• [Exercise aim]: Copy everything in the data below exactly except the pictures.

+++

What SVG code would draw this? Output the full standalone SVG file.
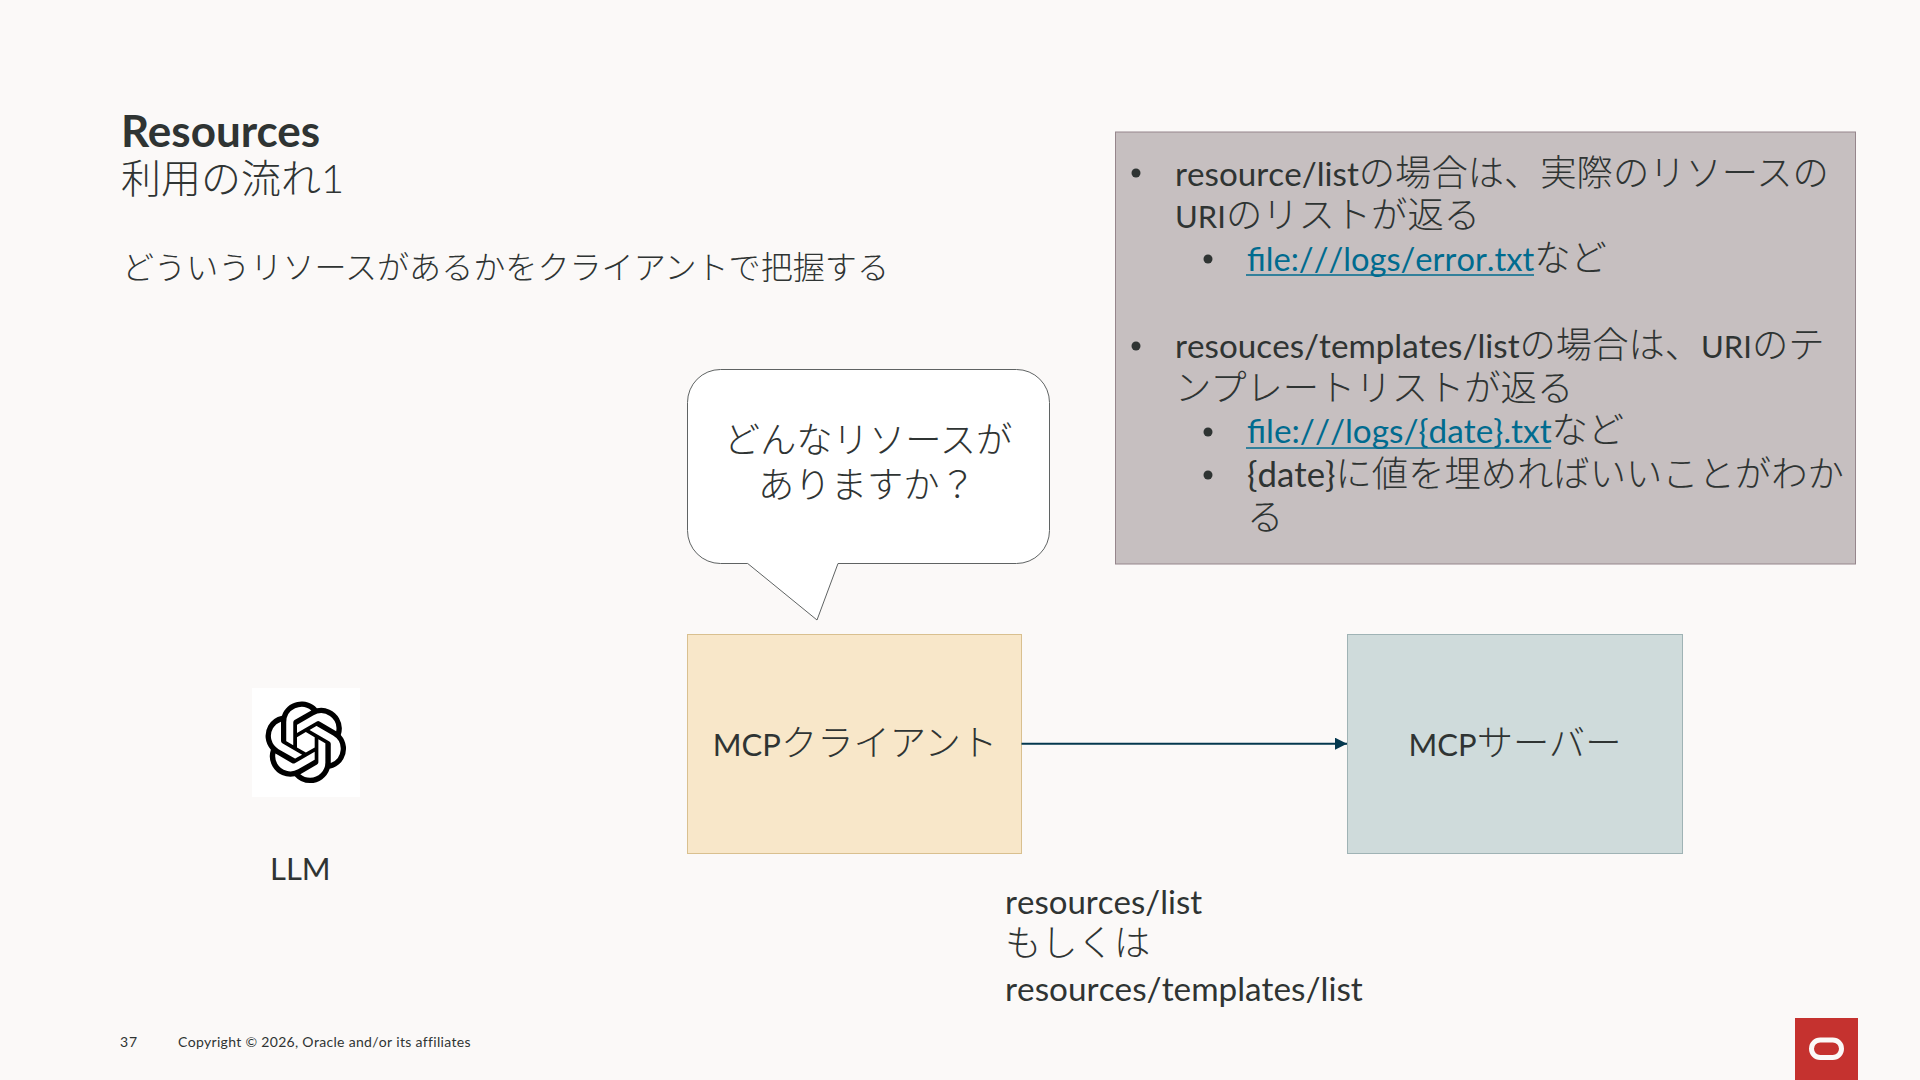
<svg xmlns="http://www.w3.org/2000/svg" width="1920" height="1080" viewBox="0 0 1920 1080">
<style>
text{font-family:"Lato","Noto Sans CJK JP",sans-serif;fill:#2f3433;font-weight:300}
.l{font-family:"Lato","Noto Sans CJK JP",sans-serif;font-weight:400;font-kerning:none}
.b{font-size:36.300px}
.link{fill:#006b8f;font-weight:400;font-kerning:none;font-size:33px}
.s{font-size:33.200px}
.u3{font-size:31px}
.box{stroke-width:1}
.bul{fill:#2f3433}
.u{stroke:#006b8f;stroke-width:1.600;fill:none}
</style>
<defs>
<marker id="tri" markerUnits="userSpaceOnUse" markerWidth="13" markerHeight="12" refX="12" refY="6" orient="auto"><path d="M0 0L12 6L0 12Z" fill="#04384f"/></marker>
</defs>
<rect width="1920" height="1080" fill="#fbf9f8"/>
<g id="title">
<text x="121" y="146.500" font-size="44" style="font-weight:700">Resources</text>
<text x="121" y="193" font-size="40">利用の流れ1</text>
<text x="122" y="279" font-size="32.100">どういうリソースがあるかをクライアントで把握する</text>
</g>
<g id="note">
<rect class="box" x="1115.500" y="132" width="740" height="432" fill="#c6bfc0" stroke="#96868c"/>
<g class="b">
<circle class="bul" cx="1136" cy="173" r="4.500"/>
<text x="1175" y="186"><tspan class="l s">resource/list</tspan>の場合は、実際のリソースの</text>
<text x="1175" y="228"><tspan class="l u3">URI</tspan>のリストが返る</text>
<circle class="bul" cx="1208" cy="259" r="4.500"/>
<text x="1247" y="271"><tspan class="link" style="font-size:32.700px">file:///logs/error.txt</tspan>など</text>
<path class="u" d="M1246 275H1534"/>
<circle class="bul" cx="1136" cy="346" r="4.500"/>
<text x="1175" y="358"><tspan class="l s">resouces/templates/list</tspan>の場合は、<tspan class="l u3">URI</tspan>のテ</text>
<text x="1175" y="401">ンプレートリストが返る</text>
<circle class="bul" cx="1208" cy="432" r="4.500"/>
<text x="1247" y="443"><tspan class="link" style="font-size:33.300px">file:///logs/{date}.txt</tspan>など</text>
<path class="u" d="M1246 448H1551"/>
<circle class="bul" cx="1208" cy="475" r="4.500"/>
<text x="1247" y="487"><tspan class="l" style="font-size:34.800px">{date}</tspan>に値を埋めればいいことがわか</text>
<text x="1247" y="530">る</text>
</g>
</g>
<g id="bubble">
<path d="M720.500 369.500H1016.500A33 33 0 0 1 1049.500 402.500V530.500A33 33 0 0 1 1016.500 563.500H838L817 620L747.700 563.500H720.500A33 33 0 0 1 687.500 530.500V402.500A33 33 0 0 1 720.500 369.500Z" fill="#fff" stroke="#5f6363"/>
<text x="868" y="453" font-size="36.300" text-anchor="middle">どんなリソースが</text>
<text x="867" y="498" font-size="36.300" text-anchor="middle">ありますか？</text>
</g>
<g id="client">
<rect x="687.500" y="634.500" width="334" height="219" fill="#f8e7c9" stroke="#d9c08f"/>
<text x="855" y="756" font-size="36.300" text-anchor="middle"><tspan class="l u3">MCP</tspan>クライアント</text>
</g>
<g id="server">
<rect x="1347.500" y="634.500" width="335" height="219" fill="#cfdbdb" stroke="#9fb3b5"/>
<text x="1515" y="756" font-size="36.300" text-anchor="middle"><tspan class="l u3">MCP</tspan>サーバー</text>
</g>
<g id="connectors">
<path d="M1021.500 743.700H1347" stroke="#04384f" stroke-width="2" fill="none" marker-end="url(#tri)"/>
</g>
<g id="llm">
<rect x="252" y="688" width="108" height="109" fill="#fff"/>
<path transform="translate(265 701.500) scale(3.400)" fill="#000" d="M22.2819 9.8211a5.9847 5.9847 0 0 0-.5157-4.9108 6.0462 6.0462 0 0 0-6.5098-2.9A6.0651 6.0651 0 0 0 4.9807 4.1818a5.9847 5.9847 0 0 0-3.9977 2.9 6.0462 6.0462 0 0 0 .7427 7.0966 5.98 5.98 0 0 0 .511 4.9107 6.051 6.051 0 0 0 6.5146 2.9001A5.9847 5.9847 0 0 0 13.2599 24a6.0557 6.0557 0 0 0 5.7718-4.2058 5.9894 5.9894 0 0 0 3.9977-2.9001 6.0557 6.0557 0 0 0-.7475-7.0729zm-9.022 12.6081a4.4755 4.4755 0 0 1-2.8764-1.0408l.1419-.0804 4.7783-2.7582a.7948.7948 0 0 0 .3927-.6813v-6.7369l2.02 1.1686a.071.071 0 0 1 .038.052v5.5826a4.504 4.504 0 0 1-4.4945 4.4944zm-9.6607-4.1254a4.4708 4.4708 0 0 1-.5346-3.0137l.142.0852 4.783 2.7582a.7712.7712 0 0 0 .7806 0l5.8428-3.3685v2.3324a.0804.0804 0 0 1-.0332.0615L9.74 19.9502a4.4992 4.4992 0 0 1-6.1408-1.6464zM2.3408 7.8956a4.485 4.485 0 0 1 2.3655-1.9728V11.6a.7664.7664 0 0 0 .3879.6765l5.8144 3.3543-2.0201 1.1685a.0757.0757 0 0 1-.071 0l-4.8303-2.7865A4.504 4.504 0 0 1 2.3408 7.872zm16.5963 3.8558L13.1038 8.364 15.1192 7.2a.0757.0757 0 0 1 .071 0l4.8303 2.7913a4.4944 4.4944 0 0 1-.6765 8.1042v-5.6772a.79.79 0 0 0-.407-.667zm2.0107-3.0231l-.142-.0852-4.7735-2.7818a.7759.7759 0 0 0-.7854 0L9.409 9.2297V6.8974a.0662.0662 0 0 1 .0284-.0615l4.8303-2.7866a4.4992 4.4992 0 0 1 6.6802 4.66zM8.3065 12.863l-2.02-1.1638a.0804.0804 0 0 1-.038-.0567V6.0742a4.4992 4.4992 0 0 1 7.3757-3.4537l-.142.0805L8.704 5.459a.7948.7948 0 0 0-.3927.6813zm1.0976-2.3654l2.602-1.4998 2.6069 1.4998v2.9994l-2.5974 1.4997-2.6067-1.4997Z"/>
<text class="l" x="270" y="880" font-size="31">LLM</text>
</g>
<g id="request-label">
<text class="l" x="1005" y="914" font-size="33">resources/list</text>
<text x="1005" y="956" font-size="36.300">もしくは</text>
<text class="l" x="1005" y="1001" font-size="33.300">resources/templates/list</text>
</g>
<g id="footer">
<text class="l" x="120" y="1047" font-size="14" letter-spacing="1">37</text>
<text class="l" x="178" y="1047" font-size="14" letter-spacing="0.300">Copyright © 2026, Oracle and/or its affiliates</text>
<rect x="1795" y="1018" width="63" height="62" fill="#c5322f"/>
<rect x="1811.500" y="1040" width="30" height="17.500" rx="8.700" fill="none" stroke="#fbf9f8" stroke-width="5"/>
</g>
</svg>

+++

• [Result below]:
What SVG code would draw this? Output the full standalone SVG file.
<svg xmlns="http://www.w3.org/2000/svg" width="1920" height="1080" viewBox="0 0 1920 1080">
<style>
text{font-family:"Lato","Noto Sans CJK JP",sans-serif;fill:#2f3433;font-weight:300}
.l{font-family:"Lato","Noto Sans CJK JP",sans-serif;font-weight:400;font-kerning:none}
.b{font-size:36.300px}
.link{fill:#006b8f;font-weight:400;font-kerning:none;font-size:33px}
.s{font-size:33.200px}
.u3{font-size:31px}
.box{stroke-width:1}
.bul{fill:#2f3433}
.u{stroke:#006b8f;stroke-width:1.600;fill:none}
</style>
<defs>
<marker id="tri" markerUnits="userSpaceOnUse" markerWidth="13" markerHeight="12" refX="12" refY="6" orient="auto"><path d="M0 0L12 6L0 12Z" fill="#04384f"/></marker>
</defs>
<rect width="1920" height="1080" fill="#fbf9f8"/>
<g id="title">
<text x="121" y="146.500" font-size="44" style="font-weight:700">Resources</text>
<text x="121" y="193" font-size="40">利用の流れ1</text>
<text x="122" y="279" font-size="32.100">どういうリソースがあるかをクライアントで把握する</text>
</g>
<g id="note">
<rect class="box" x="1115.500" y="132" width="740" height="432" fill="#c6bfc0" stroke="#96868c"/>
<g class="b">
<circle class="bul" cx="1136" cy="173" r="4.500"/>
<text x="1175" y="186"><tspan class="l s">resource/list</tspan>の場合は、実際のリソースの</text>
<text x="1175" y="228"><tspan class="l u3">URI</tspan>のリストが返る</text>
<circle class="bul" cx="1208" cy="259" r="4.500"/>
<text x="1247" y="271"><tspan class="link" style="font-size:32.700px">file:///logs/error.txt</tspan>など</text>
<path class="u" d="M1246 275H1534"/>
<circle class="bul" cx="1136" cy="346" r="4.500"/>
<text x="1175" y="358"><tspan class="l s">resouces/templates/list</tspan>の場合は、<tspan class="l u3">URI</tspan>のテ</text>
<text x="1175" y="401">ンプレートリストが返る</text>
<circle class="bul" cx="1208" cy="432" r="4.500"/>
<text x="1247" y="443"><tspan class="link" style="font-size:33.300px">file:///logs/{date}.txt</tspan>など</text>
<path class="u" d="M1246 448H1551"/>
<circle class="bul" cx="1208" cy="475" r="4.500"/>
<text x="1247" y="487"><tspan class="l" style="font-size:34.800px">{date}</tspan>に値を埋めればいいことがわか</text>
<text x="1247" y="530">る</text>
</g>
</g>
<g id="bubble">
<path d="M720.500 369.500H1016.500A33 33 0 0 1 1049.500 402.500V530.500A33 33 0 0 1 1016.500 563.500H838L817 620L747.700 563.500H720.500A33 33 0 0 1 687.500 530.500V402.500A33 33 0 0 1 720.500 369.500Z" fill="#fff" stroke="#5f6363"/>
<text x="868" y="453" font-size="36.300" text-anchor="middle">どんなリソースが</text>
<text x="867" y="498" font-size="36.300" text-anchor="middle">ありますか？</text>
</g>
<g id="client">
<rect x="687.500" y="634.500" width="334" height="219" fill="#f8e7c9" stroke="#d9c08f"/>
<text x="855" y="756" font-size="36.300" text-anchor="middle"><tspan class="l u3">MCP</tspan>クライアント</text>
</g>
<g id="server">
<rect x="1347.500" y="634.500" width="335" height="219" fill="#cfdbdb" stroke="#9fb3b5"/>
<text x="1515" y="756" font-size="36.300" text-anchor="middle"><tspan class="l u3">MCP</tspan>サーバー</text>
</g>
<g id="connectors">
<path d="M1021.500 743.700H1347" stroke="#04384f" stroke-width="2" fill="none" marker-end="url(#tri)"/>
</g>
<g id="llm">
<rect x="252" y="688" width="108" height="109" fill="#fff"/>
<path transform="translate(265 701.500) scale(3.400)" fill="#000" d="M22.2819 9.8211a5.9847 5.9847 0 0 0-.5157-4.9108 6.0462 6.0462 0 0 0-6.5098-2.9A6.0651 6.0651 0 0 0 4.9807 4.1818a5.9847 5.9847 0 0 0-3.9977 2.9 6.0462 6.0462 0 0 0 .7427 7.0966 5.98 5.98 0 0 0 .511 4.9107 6.051 6.051 0 0 0 6.5146 2.9001A5.9847 5.9847 0 0 0 13.2599 24a6.0557 6.0557 0 0 0 5.7718-4.2058 5.9894 5.9894 0 0 0 3.9977-2.9001 6.0557 6.0557 0 0 0-.7475-7.0729zm-9.022 12.6081a4.4755 4.4755 0 0 1-2.8764-1.0408l.1419-.0804 4.7783-2.7582a.7948.7948 0 0 0 .3927-.6813v-6.7369l2.02 1.1686a.071.071 0 0 1 .038.052v5.5826a4.504 4.504 0 0 1-4.4945 4.4944zm-9.6607-4.1254a4.4708 4.4708 0 0 1-.5346-3.0137l.142.0852 4.783 2.7582a.7712.7712 0 0 0 .7806 0l5.8428-3.3685v2.3324a.0804.0804 0 0 1-.0332.0615L9.74 19.9502a4.4992 4.4992 0 0 1-6.1408-1.6464zM2.3408 7.8956a4.485 4.485 0 0 1 2.3655-1.9728V11.6a.7664.7664 0 0 0 .3879.6765l5.8144 3.3543-2.0201 1.1685a.0757.0757 0 0 1-.071 0l-4.8303-2.7865A4.504 4.504 0 0 1 2.3408 7.872zm16.5963 3.8558L13.1038 8.364 15.1192 7.2a.0757.0757 0 0 1 .071 0l4.8303 2.7913a4.4944 4.4944 0 0 1-.6765 8.1042v-5.6772a.79.79 0 0 0-.407-.667zm2.0107-3.0231l-.142-.0852-4.7735-2.7818a.7759.7759 0 0 0-.7854 0L9.409 9.2297V6.8974a.0662.0662 0 0 1 .0284-.0615l4.8303-2.7866a4.4992 4.4992 0 0 1 6.6802 4.66zM8.3065 12.863l-2.02-1.1638a.0804.0804 0 0 1-.038-.0567V6.0742a4.4992 4.4992 0 0 1 7.3757-3.4537l-.142.0805L8.704 5.459a.7948.7948 0 0 0-.3927.6813zm1.0976-2.3654l2.602-1.4998 2.6069 1.4998v2.9994l-2.5974 1.4997-2.6067-1.4997Z"/>
<text class="l" x="270" y="880" font-size="31">LLM</text>
</g>
<g id="request-label">
<text class="l" x="1005" y="914" font-size="33">resources/list</text>
<text x="1005" y="956" font-size="36.300">もしくは</text>
<text class="l" x="1005" y="1001" font-size="33.300">resources/templates/list</text>
</g>
<g id="footer">
<text class="l" x="120" y="1047" font-size="14" letter-spacing="1">37</text>
<text class="l" x="178" y="1047" font-size="14" letter-spacing="0.300">Copyright © 2026, Oracle and/or its affiliates</text>
<rect x="1795" y="1018" width="63" height="62" fill="#c5322f"/>
<rect x="1811.500" y="1040" width="30" height="17.500" rx="8.700" fill="none" stroke="#fbf9f8" stroke-width="5"/>
</g>
</svg>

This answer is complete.